**AIM OF THE TASK:**
Give back, unchanged, the line with "Emit a web page", the line with "const tickLabels = quarters.filter(q", and every line between them, and no other line.
[Start MATERIAL SHOWN]
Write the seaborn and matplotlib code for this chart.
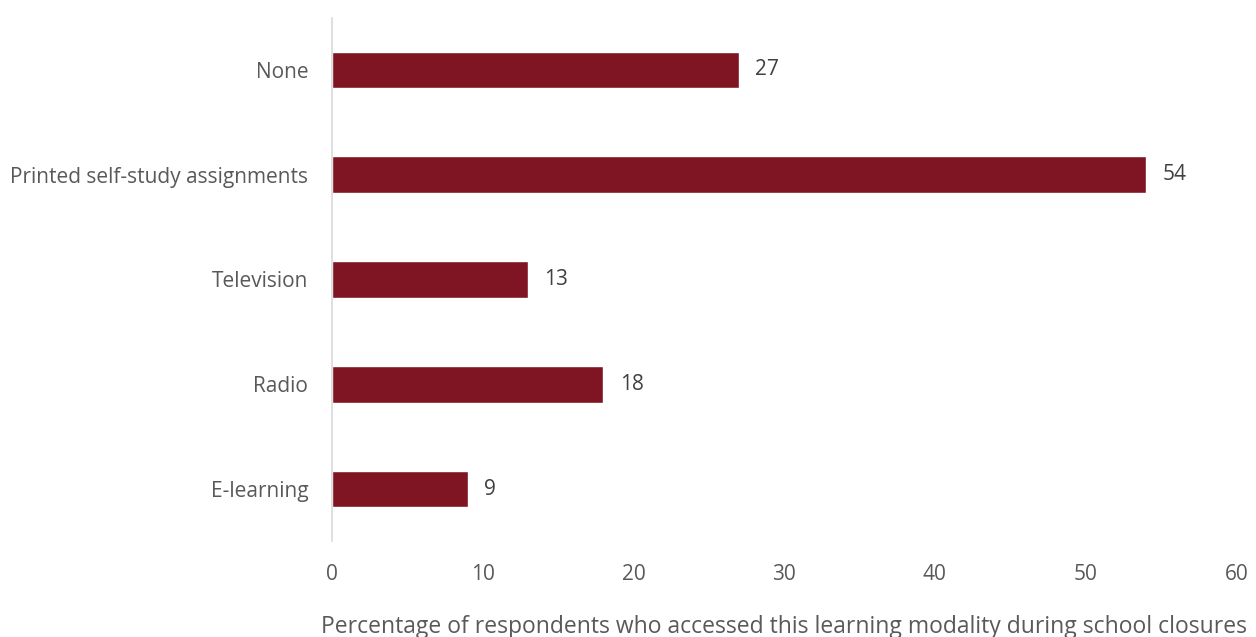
[End MATERIAL SHOWN]
[Start MATERIAL SHOWN]
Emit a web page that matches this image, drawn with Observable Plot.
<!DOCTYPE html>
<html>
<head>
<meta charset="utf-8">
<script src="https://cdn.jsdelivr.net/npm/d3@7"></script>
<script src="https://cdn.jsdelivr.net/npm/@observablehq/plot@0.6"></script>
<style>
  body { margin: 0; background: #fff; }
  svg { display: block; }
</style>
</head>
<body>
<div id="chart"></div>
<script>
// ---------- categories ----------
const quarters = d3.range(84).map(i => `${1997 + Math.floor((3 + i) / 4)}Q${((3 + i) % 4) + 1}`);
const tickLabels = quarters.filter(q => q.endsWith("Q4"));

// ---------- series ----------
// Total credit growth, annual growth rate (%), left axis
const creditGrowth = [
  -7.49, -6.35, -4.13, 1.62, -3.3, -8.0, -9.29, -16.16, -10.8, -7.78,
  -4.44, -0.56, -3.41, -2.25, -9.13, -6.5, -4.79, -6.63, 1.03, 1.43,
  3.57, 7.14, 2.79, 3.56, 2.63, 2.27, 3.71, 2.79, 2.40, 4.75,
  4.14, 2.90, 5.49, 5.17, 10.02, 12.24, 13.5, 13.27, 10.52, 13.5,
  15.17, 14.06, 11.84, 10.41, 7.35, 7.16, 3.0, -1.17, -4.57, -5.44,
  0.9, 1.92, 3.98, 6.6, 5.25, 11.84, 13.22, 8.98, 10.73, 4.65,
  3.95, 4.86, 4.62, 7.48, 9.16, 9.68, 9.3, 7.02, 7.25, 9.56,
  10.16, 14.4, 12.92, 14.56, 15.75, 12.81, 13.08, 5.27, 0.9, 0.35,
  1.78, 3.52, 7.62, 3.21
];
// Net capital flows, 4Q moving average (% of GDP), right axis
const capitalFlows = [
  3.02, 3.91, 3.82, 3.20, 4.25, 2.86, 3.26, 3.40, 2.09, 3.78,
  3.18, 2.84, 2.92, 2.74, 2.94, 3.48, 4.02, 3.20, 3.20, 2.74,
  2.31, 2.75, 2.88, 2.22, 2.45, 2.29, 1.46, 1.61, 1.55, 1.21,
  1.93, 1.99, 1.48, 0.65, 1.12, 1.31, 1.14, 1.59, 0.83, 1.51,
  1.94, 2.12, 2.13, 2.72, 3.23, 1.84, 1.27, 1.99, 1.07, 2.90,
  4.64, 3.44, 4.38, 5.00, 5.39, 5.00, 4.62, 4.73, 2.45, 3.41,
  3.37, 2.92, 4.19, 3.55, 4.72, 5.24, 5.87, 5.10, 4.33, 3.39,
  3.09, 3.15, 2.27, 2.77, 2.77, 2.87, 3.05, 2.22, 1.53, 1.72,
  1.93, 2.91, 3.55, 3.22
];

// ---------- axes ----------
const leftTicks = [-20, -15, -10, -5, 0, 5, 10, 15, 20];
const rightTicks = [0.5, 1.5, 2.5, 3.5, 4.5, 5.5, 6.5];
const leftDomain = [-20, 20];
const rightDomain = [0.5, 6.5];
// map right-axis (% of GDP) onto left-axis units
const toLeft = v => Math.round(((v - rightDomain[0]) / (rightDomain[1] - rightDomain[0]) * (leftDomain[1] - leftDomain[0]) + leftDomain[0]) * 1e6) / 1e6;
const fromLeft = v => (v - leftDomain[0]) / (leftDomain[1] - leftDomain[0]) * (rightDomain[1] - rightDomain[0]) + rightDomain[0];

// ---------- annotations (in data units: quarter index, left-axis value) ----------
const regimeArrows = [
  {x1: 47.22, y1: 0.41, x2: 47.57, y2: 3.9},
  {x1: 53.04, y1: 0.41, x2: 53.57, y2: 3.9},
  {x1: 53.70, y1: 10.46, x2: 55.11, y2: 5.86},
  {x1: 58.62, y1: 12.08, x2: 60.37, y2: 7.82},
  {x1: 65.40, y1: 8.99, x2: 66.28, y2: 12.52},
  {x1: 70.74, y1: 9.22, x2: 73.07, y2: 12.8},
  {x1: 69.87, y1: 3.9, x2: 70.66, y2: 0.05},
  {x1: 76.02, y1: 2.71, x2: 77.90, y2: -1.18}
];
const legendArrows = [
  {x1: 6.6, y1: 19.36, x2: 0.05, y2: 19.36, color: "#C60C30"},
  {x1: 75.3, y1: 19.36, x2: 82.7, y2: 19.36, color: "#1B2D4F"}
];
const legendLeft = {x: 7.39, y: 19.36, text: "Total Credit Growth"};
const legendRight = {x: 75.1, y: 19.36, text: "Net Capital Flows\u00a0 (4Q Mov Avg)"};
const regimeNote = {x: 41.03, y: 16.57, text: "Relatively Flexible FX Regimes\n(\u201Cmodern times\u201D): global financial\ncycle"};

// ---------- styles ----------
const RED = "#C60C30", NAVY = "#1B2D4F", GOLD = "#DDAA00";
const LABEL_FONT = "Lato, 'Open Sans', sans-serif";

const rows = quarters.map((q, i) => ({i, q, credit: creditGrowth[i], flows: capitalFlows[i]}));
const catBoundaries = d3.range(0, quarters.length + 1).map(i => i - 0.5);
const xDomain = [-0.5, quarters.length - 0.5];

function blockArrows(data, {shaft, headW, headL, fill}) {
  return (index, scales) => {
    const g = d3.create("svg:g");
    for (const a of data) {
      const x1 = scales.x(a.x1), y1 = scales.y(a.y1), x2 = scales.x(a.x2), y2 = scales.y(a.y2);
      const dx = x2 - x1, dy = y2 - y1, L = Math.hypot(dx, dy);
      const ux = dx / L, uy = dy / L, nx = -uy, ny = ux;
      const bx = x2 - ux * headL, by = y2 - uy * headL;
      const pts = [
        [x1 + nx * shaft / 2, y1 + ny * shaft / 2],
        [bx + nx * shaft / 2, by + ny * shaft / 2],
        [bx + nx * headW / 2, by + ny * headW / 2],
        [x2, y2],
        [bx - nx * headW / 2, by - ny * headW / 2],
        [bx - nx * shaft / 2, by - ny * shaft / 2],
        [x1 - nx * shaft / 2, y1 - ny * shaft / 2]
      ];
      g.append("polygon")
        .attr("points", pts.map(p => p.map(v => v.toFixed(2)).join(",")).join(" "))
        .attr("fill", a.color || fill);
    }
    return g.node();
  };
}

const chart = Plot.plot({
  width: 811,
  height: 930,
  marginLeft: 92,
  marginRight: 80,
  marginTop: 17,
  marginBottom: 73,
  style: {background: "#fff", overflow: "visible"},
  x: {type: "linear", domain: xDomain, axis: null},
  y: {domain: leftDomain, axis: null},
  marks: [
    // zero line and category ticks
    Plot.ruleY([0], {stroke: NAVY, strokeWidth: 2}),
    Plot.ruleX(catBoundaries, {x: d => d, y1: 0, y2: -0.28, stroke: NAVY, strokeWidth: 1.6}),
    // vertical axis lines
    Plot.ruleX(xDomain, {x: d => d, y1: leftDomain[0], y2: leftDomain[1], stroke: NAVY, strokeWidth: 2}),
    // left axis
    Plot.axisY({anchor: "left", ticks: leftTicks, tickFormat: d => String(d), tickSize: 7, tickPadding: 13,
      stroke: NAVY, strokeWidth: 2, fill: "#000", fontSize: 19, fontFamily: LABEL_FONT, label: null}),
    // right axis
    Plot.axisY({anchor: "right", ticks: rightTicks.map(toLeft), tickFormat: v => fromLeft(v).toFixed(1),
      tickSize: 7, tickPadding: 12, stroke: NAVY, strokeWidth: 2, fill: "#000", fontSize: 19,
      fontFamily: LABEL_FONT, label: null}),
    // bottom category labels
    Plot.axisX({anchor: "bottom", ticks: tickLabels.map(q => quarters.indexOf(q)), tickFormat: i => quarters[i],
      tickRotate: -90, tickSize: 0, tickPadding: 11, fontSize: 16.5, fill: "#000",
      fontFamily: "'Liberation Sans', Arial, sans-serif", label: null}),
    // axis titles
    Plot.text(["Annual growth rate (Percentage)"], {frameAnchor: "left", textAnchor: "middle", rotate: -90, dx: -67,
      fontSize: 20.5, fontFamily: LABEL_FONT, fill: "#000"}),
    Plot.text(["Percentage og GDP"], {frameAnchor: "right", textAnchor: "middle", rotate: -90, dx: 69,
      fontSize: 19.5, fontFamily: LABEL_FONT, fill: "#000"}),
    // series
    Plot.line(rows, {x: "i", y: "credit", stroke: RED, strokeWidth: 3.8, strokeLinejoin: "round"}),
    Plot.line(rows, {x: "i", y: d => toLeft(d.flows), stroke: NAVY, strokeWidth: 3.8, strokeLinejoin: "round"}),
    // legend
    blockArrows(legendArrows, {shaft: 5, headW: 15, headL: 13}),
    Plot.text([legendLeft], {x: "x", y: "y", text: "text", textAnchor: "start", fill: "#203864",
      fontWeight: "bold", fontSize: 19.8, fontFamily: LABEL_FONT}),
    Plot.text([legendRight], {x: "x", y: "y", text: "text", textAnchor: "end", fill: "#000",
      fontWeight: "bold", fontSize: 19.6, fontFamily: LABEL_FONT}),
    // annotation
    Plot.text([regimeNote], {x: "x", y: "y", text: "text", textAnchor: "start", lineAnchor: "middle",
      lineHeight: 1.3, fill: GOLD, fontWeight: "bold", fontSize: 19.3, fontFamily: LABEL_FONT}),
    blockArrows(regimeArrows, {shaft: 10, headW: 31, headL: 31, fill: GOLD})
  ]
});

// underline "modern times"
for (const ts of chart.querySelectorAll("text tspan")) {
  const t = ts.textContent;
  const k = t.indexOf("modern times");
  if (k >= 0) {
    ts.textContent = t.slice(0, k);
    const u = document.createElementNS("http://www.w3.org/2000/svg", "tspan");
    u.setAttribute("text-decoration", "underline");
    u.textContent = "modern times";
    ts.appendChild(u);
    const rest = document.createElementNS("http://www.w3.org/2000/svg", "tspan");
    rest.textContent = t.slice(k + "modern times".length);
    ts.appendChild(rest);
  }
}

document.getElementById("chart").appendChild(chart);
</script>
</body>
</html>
[End MATERIAL SHOWN]
**PROBLEM SOLUTION:**
Emit a web page that matches this image, drawn with Observable Plot.
<!DOCTYPE html>
<html>
<head>
<meta charset="utf-8">
<script src="https://cdn.jsdelivr.net/npm/d3@7"></script>
<script src="https://cdn.jsdelivr.net/npm/@observablehq/plot@0.6"></script>
<style>
  body { margin: 0; background: #fff; }
  svg { display: block; }
</style>
</head>
<body>
<div id="chart"></div>
<script>
// ---------- categories ----------
const quarters = d3.range(84).map(i => `${1997 + Math.floor((3 + i) / 4)}Q${((3 + i) % 4) + 1}`);
const tickLabels = quarters.filter(q => q.endsWith("Q4"));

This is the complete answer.